# EXERCISE BRIEF
Without the pictures, extract every line from the start of the material to the line containing "(1322,10) -- (1322,996);", both ends included.

++++++++++

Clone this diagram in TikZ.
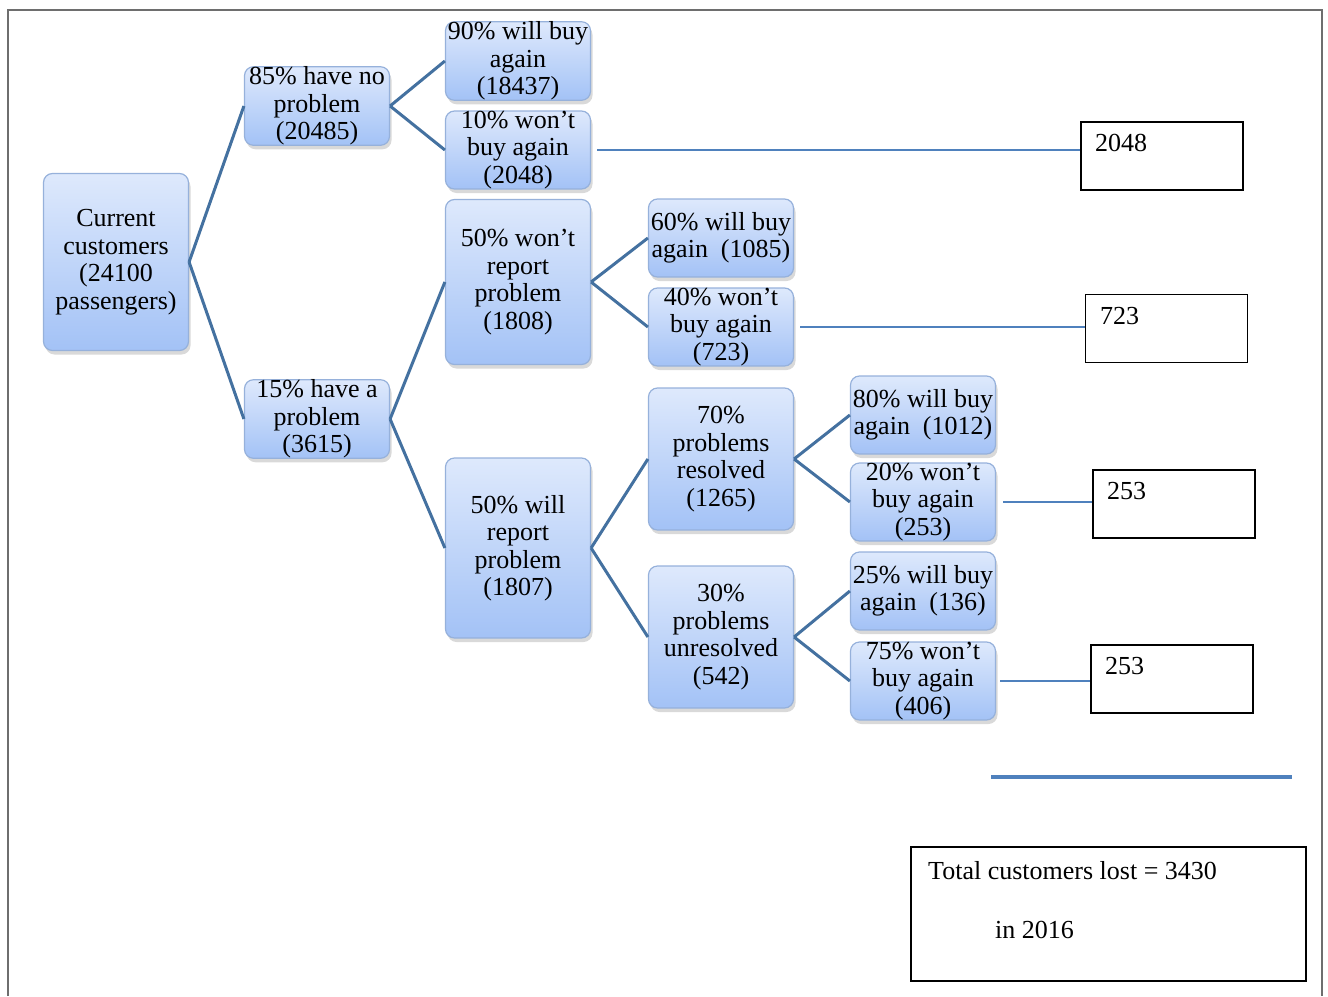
\documentclass[tikz,border=0pt]{standalone}
\usepackage{fontspec}
\setmainfont{Liberation Serif}
\usetikzlibrary{shadows}

\definecolor{boxtop}{RGB}{222,233,252}
\definecolor{boxbottom}{RGB}{163,194,246}
\definecolor{boxedge}{RGB}{150,177,219}
\definecolor{branchblue}{RGB}{68,113,160}
\definecolor{lostblue}{RGB}{79,129,189}
\definecolor{framegray}{RGB}{110,110,110}

\tikzset{
    treebox/.style={rectangle, rounded corners=9pt, draw=boxedge, line width=1.2pt,
        top color=boxtop, bottom color=boxbottom,
        drop shadow={shadow xshift=2pt, shadow yshift=-4pt, opacity=0.3},
        align=center, inner sep=0pt, minimum width=145pt,
        font=\fontsize{26}{27.5}\selectfont},
    branch/.style={draw=branchblue, line width=3pt},
    lostline/.style={draw=lostblue, line width=2pt},
    lostbox/.style={draw=black, line width=1.6pt, minimum width=162pt,
        minimum height=68pt, inner sep=0pt},
    losttext/.style={anchor=west, inner sep=0pt, font=\fontsize{26}{28}\selectfont}
}

\begin{document}
\begin{tikzpicture}[x=1pt, y=-1pt]
    \useasboundingbox (0,0) rectangle (1328,996);
    \draw [framegray, line width=2pt] (8,996) -- (8,10) -- (1322,10) -- (1322,996);

    % tree boxes
    \node [treebox, minimum height=177pt] (root) at (116,262) {Current\\customers\\(24100\\passengers)};
    \node [treebox, minimum height=78pt] (nop) at (317,106) {85\% have no\\problem\\(20485)};
    \node [treebox, minimum height=78pt] (prob) at (317,419) {15\% have a\\problem\\(3615)};
    \node [treebox, minimum height=78pt] (nopbuy) at (518,61) {90\% will buy\\again\\(18437)};
    \node [treebox, minimum height=78pt] (noplost) at (518,150) {10\% won't\\buy again\\(2048)};
    \node [treebox, minimum height=165pt] (norep) at (518,282) {50\% won't\\report\\problem\\(1808)};
    \node [treebox, minimum height=180pt] (rep) at (518,548) {50\% will\\report\\problem\\(1807)};
    \node [treebox, minimum height=78pt] (norepbuy) at (721,238) {60\% will buy\\again\ \ (1085)};
    \node [treebox, minimum height=78pt] (noreplost) at (721,327) {40\% won't\\buy again\\(723)};
    \node [treebox, minimum height=142pt] (res) at (721,459) {70\%\\problems\\resolved\\(1265)};
    \node [treebox, minimum height=142pt] (unres) at (721,637) {30\%\\problems\\unresolved\\(542)};
    \node [treebox, minimum height=78pt] (resbuy) at (923,415) {80\% will buy\\again\ \ (1012)};
    \node [treebox, minimum height=78pt] (reslost) at (923,502) {20\% won't\\buy again\\(253)};
    \node [treebox, minimum height=78pt] (unresbuy) at (923,591) {25\% will buy\\again\ \ (136)};
    \node [treebox, minimum height=78pt] (unreslost) at (923,681) {75\% won't\\buy again\\(406)};

    % branches
    \draw [branch] (root.east) -- (nop.west);
    \draw [branch] (root.east) -- (prob.west);
    \draw [branch] (nop.east) -- (nopbuy.west);
    \draw [branch] (nop.east) -- (noplost.west);
    \draw [branch] (prob.east) -- (norep.west);
    \draw [branch] (prob.east) -- (rep.west);
    \draw [branch] (norep.east) -- (norepbuy.west);
    \draw [branch] (norep.east) -- (noreplost.west);
    \draw [branch] (rep.east) -- (res.west);
    \draw [branch] (rep.east) -- (unres.west);
    \draw [branch] (res.east) -- (resbuy.west);
    \draw [branch] (res.east) -- (reslost.west);
    \draw [branch] (unres.east) -- (unresbuy.west);
    \draw [branch] (unres.east) -- (unreslost.west);

    % customers lost
    \node [lostbox] (lostA) at (1162,156) {};
    \node [losttext] (lostAtext) at (1095,143) {2048};
    \node [lostbox] (lostB) at (1166.5,328.5) {};
    \node [losttext] (lostBtext) at (1100,316) {723};
    \node [lostbox] (lostC) at (1174,504) {};
    \node [losttext] (lostCtext) at (1107,491) {253};
    \node [lostbox] (lostD) at (1172,679) {};
    \node [losttext] (lostDtext) at (1105,666) {253};

    \draw [lostline, shorten <=6pt] (noplost.east) -- (noplost.east -| lostA.west);
    \draw [lostline, shorten <=6pt] (noreplost.east) -- (noreplost.east -| lostB.west);
    \draw [lostline, shorten <=7pt] (reslost.east) -- (reslost.east -| lostC.west);
    \draw [lostline, shorten <=4pt] (unreslost.east) -- (unreslost.east -| lostD.west);

    % sum
    \coordinate (sumL) at (991,777);
    \coordinate (sumR) at (1292,777);
    \draw [lostblue, line width=4pt] (sumL) -- (sumR);

    \node [lostbox, minimum width=395pt, minimum height=134pt] (total) at (1108.5,914) {};
    \node [losttext] (totalA) at (928,871) {Total customers lost = 3430};
    \node [losttext] (totalB) at (995,930) {in 2016};
\end{tikzpicture}
\end{document}
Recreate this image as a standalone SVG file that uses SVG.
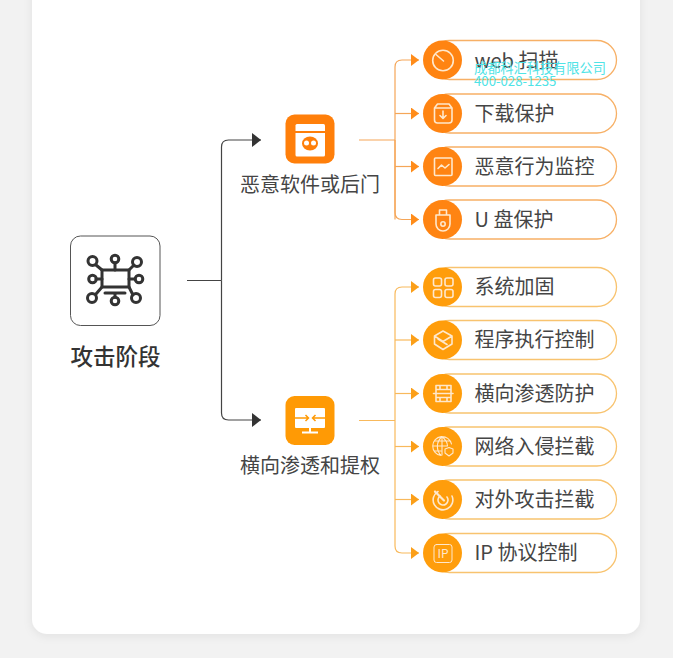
<svg xmlns="http://www.w3.org/2000/svg" width="673" height="658" viewBox="0 0 673 658">
<defs>
<filter id="sh" x="-10%" y="-10%" width="120%" height="120%"><feDropShadow dx="0" dy="2" stdDeviation="5" flood-color="#000" flood-opacity="0.07"/></filter>
<marker id="ad" markerUnits="userSpaceOnUse" markerWidth="10" markerHeight="14" refX="9" refY="7" orient="auto"><path d="M0 0L9 7L0 14Z" fill="#333"/></marker>
<marker id="a1" markerUnits="userSpaceOnUse" markerWidth="9" markerHeight="12" refX="8" refY="6" orient="auto"><path d="M0 0L8 6L0 12Z" fill="#ff8c1a"/></marker>
<marker id="a2" markerUnits="userSpaceOnUse" markerWidth="9" markerHeight="12" refX="8" refY="6" orient="auto"><path d="M0 0L8 6L0 12Z" fill="#fb9f19"/></marker>
</defs>
<style>
text{font-family:"Noto Sans CJK SC","Noto Sans",sans-serif;fill:#454545}
.lb{font-size:20px}
.p1{fill:#fff;stroke:#f7b066;stroke-width:1.3}
.p2{fill:#fff;stroke:#f8c36f;stroke-width:1.3}
.c1{fill:#ff8412}
.c2{fill:#ff9d0b}
.ic{fill:none;stroke:#ffe8cc;stroke-width:1.6;stroke-linecap:round;stroke-linejoin:round}
.ks{fill:none;stroke:#333;stroke-width:3}
.kf{fill:none;stroke:#333;stroke-width:3;stroke-linecap:round}
.w{fill:#fff}
.wm{font-size:13.200px;fill:#4fe3e6}
</style>
<rect width="673" height="658" fill="#f2f2f2"/>
<rect x="32" y="-30" width="608" height="664" rx="15" fill="#fff" filter="url(#sh)"/>

<g id="connectors" fill="none">
<path d="M187 280.500H221.500" stroke="#444" stroke-width="1.200"/>
<path d="M221.500 280.500V147Q221.500 140 228.500 140H261" stroke="#444" stroke-width="1.200" marker-end="url(#ad)"/>
<path d="M221.500 280.500V413Q221.500 420 228.500 420H261" stroke="#444" stroke-width="1.200" marker-end="url(#ad)"/>
<g stroke="#f5a658" stroke-width="1.200">
<path d="M359 140H395"/>
<path d="M395 219.500V67Q395 60 402 60H419" marker-end="url(#a1)"/>
<path d="M395 113.500H419" marker-end="url(#a1)"/>
<path d="M395 166.500H419" marker-end="url(#a1)"/>
<path d="M395 140V212.500Q395 219.500 402 219.500H419" marker-end="url(#a1)"/>
</g>
<g stroke="#f8b95c" stroke-width="1.200">
<path d="M359 420.500H395"/>
<path d="M395 420V294Q395 287 402 287H419" marker-end="url(#a2)"/>
<path d="M395 340H419" marker-end="url(#a2)"/>
<path d="M395 393.500H419" marker-end="url(#a2)"/>
<path d="M395 446.500H419" marker-end="url(#a2)"/>
<path d="M395 499.500H419" marker-end="url(#a2)"/>
<path d="M395 420V546Q395 553 402 553H419" marker-end="url(#a2)"/>
</g>
</g>

<g id="root">
<rect x="70.500" y="236" width="89.500" height="89.500" rx="10" fill="#fff" stroke="#555" stroke-width="1"/>
<rect x="102" y="270" width="27" height="17" class="ks"/>
<path class="kf" d="M115 263V270M102 279H96M129 279H135M102 270L96 265M129 270L134 265M102 287L96 294M129 287L133 295M115 293V297M105 293H125"/>
<circle class="ks" cx="92.500" cy="261" r="4.500"/><circle class="ks" cx="115" cy="259" r="3.800"/><circle class="ks" cx="137" cy="262" r="4.500"/>
<circle class="ks" cx="92.500" cy="279" r="3.800"/><circle class="ks" cx="139" cy="279" r="3.800"/>
<circle class="ks" cx="92" cy="298" r="4.500"/><circle class="ks" cx="115" cy="301" r="3.800"/><circle class="ks" cx="136" cy="298" r="4.500"/>
<text x="115.500" y="365" text-anchor="middle" font-size="22.500" font-weight="500" style="fill:#333">攻击阶段</text>
</g>

<g id="group-malware">
<rect x="285.500" y="114.500" width="49" height="49" rx="9" fill="#ff7f0a"/>
<path class="w" d="M297 124H323.500a1.500 1.500 0 0 1 1.500 1.500V131H295.500V125.500a1.500 1.500 0 0 1 1.500-1.500Z"/>
<path class="w" d="M295.500 133H325V155a1.500 1.500 0 0 1-1.500 1.500H297a1.500 1.500 0 0 1-1.500-1.500Z"/>
<ellipse cx="310" cy="143.500" rx="8" ry="7" fill="#ff7f0a"/>
<circle class="w" cx="306.500" cy="143" r="2.500"/><circle class="w" cx="313.500" cy="143" r="2.500"/>
<text x="310" y="192" text-anchor="middle" font-size="20">恶意软件或后门</text>
</g>

<g id="group-lateral">
<rect x="285.500" y="396" width="49" height="49" rx="9" fill="#ff9a05"/>
<rect x="295" y="408" width="30" height="20" rx="1" fill="#fff"/>
<path d="M295 418H308.500M305.500 415L308.500 418L305.500 421M325 418H312.500M315.500 415L312.500 418L315.500 421" fill="none" stroke="#ff9a05" stroke-width="1.500"/>
<path d="M310 428V432M302 432.500H318" stroke="#fff" stroke-width="2"/>
<text x="310" y="473" text-anchor="middle" font-size="20">横向渗透和提权</text>
</g>

<g id="item-web">
<rect class="p1" x="430" y="40.500" width="186.500" height="39" rx="19.500"/>
<circle class="c1" cx="442.500" cy="60" r="19.500"/>
<circle class="ic" cx="443" cy="60.500" r="10.300"/><path class="ic" d="M436 54.500L443.500 61"/>
<text class="lb" x="474.500" y="68">web 扫描</text>
</g>
<g id="item-download">
<rect class="p1" x="430" y="94" width="186.500" height="39" rx="19.500"/>
<circle class="c1" cx="442.500" cy="113.500" r="19.500"/>
<path class="ic" d="M434.500 108V120a3 3 0 0 0 3 3H449a3 3 0 0 0 3-3V108L449 104H437.500ZM434.500 108H452M443 111V118M440 115.500L443 118.500L446 115.500"/>
<text class="lb" x="474.500" y="120.500">下载保护</text>
</g>
<g id="item-behavior">
<rect class="p1" x="430" y="147" width="186.500" height="39" rx="19.500"/>
<circle class="c1" cx="442.500" cy="166.500" r="19.500"/>
<rect class="ic" x="434.500" y="158" width="17.500" height="17.500" rx="1"/><path class="ic" d="M438 168.500L441.500 165L445 168L449 164.500"/>
<text class="lb" x="474.500" y="173.500">恶意行为监控</text>
</g>
<g id="item-usb">
<rect class="p1" x="430" y="200" width="186.500" height="39" rx="19.500"/>
<circle class="c1" cx="442.500" cy="219.500" r="19.500"/>
<path class="ic" d="M439.500 215V210H446.500V215M436 215H450V224a7 7 0 0 1-14 0Z"/><circle class="ic" cx="443" cy="224" r="2.200"/>
<text class="lb" x="474.500" y="226.500">U 盘保护</text>
</g>

<g id="item-harden">
<rect class="p2" x="430" y="267.500" width="186.500" height="39" rx="19.500"/>
<circle class="c2" cx="442.500" cy="287" r="19.500"/>
<g class="ic"><rect x="433.500" y="278" width="8" height="8" rx="2"/><rect x="445" y="278" width="8" height="8" rx="2"/><rect x="433.500" y="289.500" width="8" height="8" rx="2"/><rect x="445" y="289.500" width="8" height="8" rx="2"/></g>
<text class="lb" x="474.500" y="294">系统加固</text>
</g>
<g id="item-exec">
<rect class="p2" x="430" y="320.500" width="186.500" height="39" rx="19.500"/>
<circle class="c2" cx="442.500" cy="340" r="19.500"/>
<path class="ic" d="M443 331L452 336L443 341.500L434.500 336ZM434.500 336V344L443 349.500L452 344V336M438 339L447 344.500"/>
<text class="lb" x="474.500" y="347">程序执行控制</text>
</g>
<g id="item-lateral">
<rect class="p2" x="430" y="374" width="186.500" height="39" rx="19.500"/>
<circle class="c2" cx="442.500" cy="393.500" r="19.500"/>
<path class="ic" d="M436 385.500H451V401.500H436ZM433.500 393.500H453M436 389.500H451M436 397.500H451M440 385.500V389.500M447 385.500V389.500M440 397.500V401.500M447 397.500V401.500"/>
<text class="lb" x="474.500" y="400.500">横向渗透防护</text>
</g>
<g id="item-network">
<rect class="p2" x="430" y="427" width="186.500" height="39" rx="19.500"/>
<circle class="c2" cx="442.500" cy="446.500" r="19.500"/>
<path class="ic" style="stroke-width:1.100" d="M451.500 444A9.500 9.500 0 1 0 441 455.500M433 446H447M434.500 441H450M434.500 451H441M442 436.500C436 442 436 450 441 455.500M442 436.500C446 440 447.500 444 447.500 446M442 436.500V455"/>
<path class="ic" style="stroke-width:1.100" d="M449 447.500L453 449V453L449 456L445 453V449Z"/>
<text class="lb" x="474.500" y="453.500">网络入侵拦截</text>
</g>
<g id="item-outbound">
<rect class="p2" x="430" y="480" width="186.500" height="39" rx="19.500"/>
<circle class="c2" cx="442.500" cy="499.500" r="19.500"/>
<path class="ic" d="M438 491.500A9.850 9.850 0 1 0 452 496M440 496A5 5 0 1 0 447 497"/><path class="ic" style="stroke-width:2.200" d="M435 491.500L444 500.500"/>
<text class="lb" x="474.500" y="506.500">对外攻击拦截</text>
</g>
<g id="item-ip">
<rect class="p2" x="430" y="533.500" width="186.500" height="39" rx="19.500"/>
<circle class="c2" cx="442.500" cy="553" r="19.500"/>
<rect class="ic" style="stroke-width:1" x="434" y="544.500" width="18" height="18" rx="2.500"/>
<text x="443" y="558" text-anchor="middle" font-size="12" style="fill:#ffe8cc">IP</text>
<text class="lb" x="474.500" y="560">IP 协议控制</text>
</g>

<g id="watermark">
<text class="wm" x="474" y="73">成都科汇科技有限公司</text>
<text class="wm" x="474" y="86">400-028-1235</text>
</g>
</svg>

++++++++++

# THE ANSWER
Clone this diagram in TikZ.
\documentclass[tikz,border=0pt]{standalone}
\usepackage{fontspec}
\setmainfont{Liberation Serif}
\usetikzlibrary{shadows}

\definecolor{boxtop}{RGB}{222,233,252}
\definecolor{boxbottom}{RGB}{163,194,246}
\definecolor{boxedge}{RGB}{150,177,219}
\definecolor{branchblue}{RGB}{68,113,160}
\definecolor{lostblue}{RGB}{79,129,189}
\definecolor{framegray}{RGB}{110,110,110}

\tikzset{
    treebox/.style={rectangle, rounded corners=9pt, draw=boxedge, line width=1.2pt,
        top color=boxtop, bottom color=boxbottom,
        drop shadow={shadow xshift=2pt, shadow yshift=-4pt, opacity=0.3},
        align=center, inner sep=0pt, minimum width=145pt,
        font=\fontsize{26}{27.5}\selectfont},
    branch/.style={draw=branchblue, line width=3pt},
    lostline/.style={draw=lostblue, line width=2pt},
    lostbox/.style={draw=black, line width=1.6pt, minimum width=162pt,
        minimum height=68pt, inner sep=0pt},
    losttext/.style={anchor=west, inner sep=0pt, font=\fontsize{26}{28}\selectfont}
}

\begin{document}
\begin{tikzpicture}[x=1pt, y=-1pt]
    \useasboundingbox (0,0) rectangle (1328,996);
    \draw [framegray, line width=2pt] (8,996) -- (8,10) -- (1322,10) -- (1322,996);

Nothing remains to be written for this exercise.